What would a bestselling author advise her younger self?

I spoke to Elizabeth Gilbert, author of Eat Pray Love, while she was walking her dog one crisp winter morning in the woods near her home town of New Jersey. It was midnight on a hot summer night in Sydney. She was gracious, inspired, very smart and a bit puffed going up the hills. I asked what advice she’d give a writer beginning her career. This is what she said.

“Stay out of debt. Never go into debt to be an artist – it’s not fair to your art. Try not to ask your art to support you financially. Art is the only realm of human endeavour that doesn’t work on the simple principle that if you’re really good at it and you work really hard you’ll do well at it. So much of it is about luck and randomness. It’s about giving the project the time and space that it needs and not pressuring it to pay your electrical bill.’’

“Really expensive creative writing masters programs that people come out of with $75 000 worth of debt to be a short story writer… someone should be arrested for that. People do it to themselves as well. (They think) I’m going to quit my job and write my book and my book will pay for the years I didn’t work. You have to find another way to get by.’’

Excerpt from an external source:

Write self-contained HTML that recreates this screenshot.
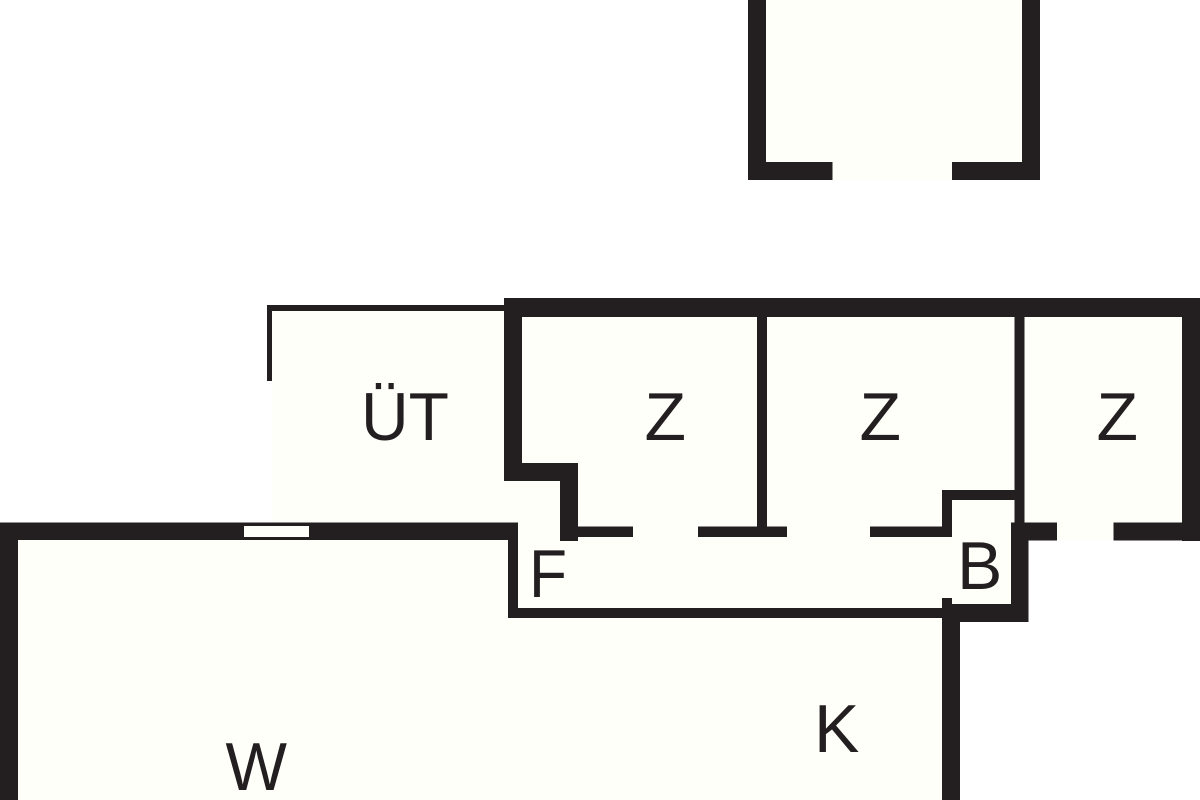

“Don’t go to war against your creativity. Recognise that if an idea comes to you it’s because it wanted you and it wants to help you, it really does. It’s not the inspiration that is tormenting me it’s my own obstacle. It really wants to be born; it wouldn’t have come and tapped me on the shoulder in the first place otherwise.’’

“Always choose creativity over fear. They’re conjoined twins. You can’t have creativity without fear but you have to make fear know it’s not making any of the decisions. It will come along and it will but it doesn’t get to decide things.’’

Elizabeth is in Sydney to promote her new novel The Signature of All Things. My full interview ran in mX Newspaper today.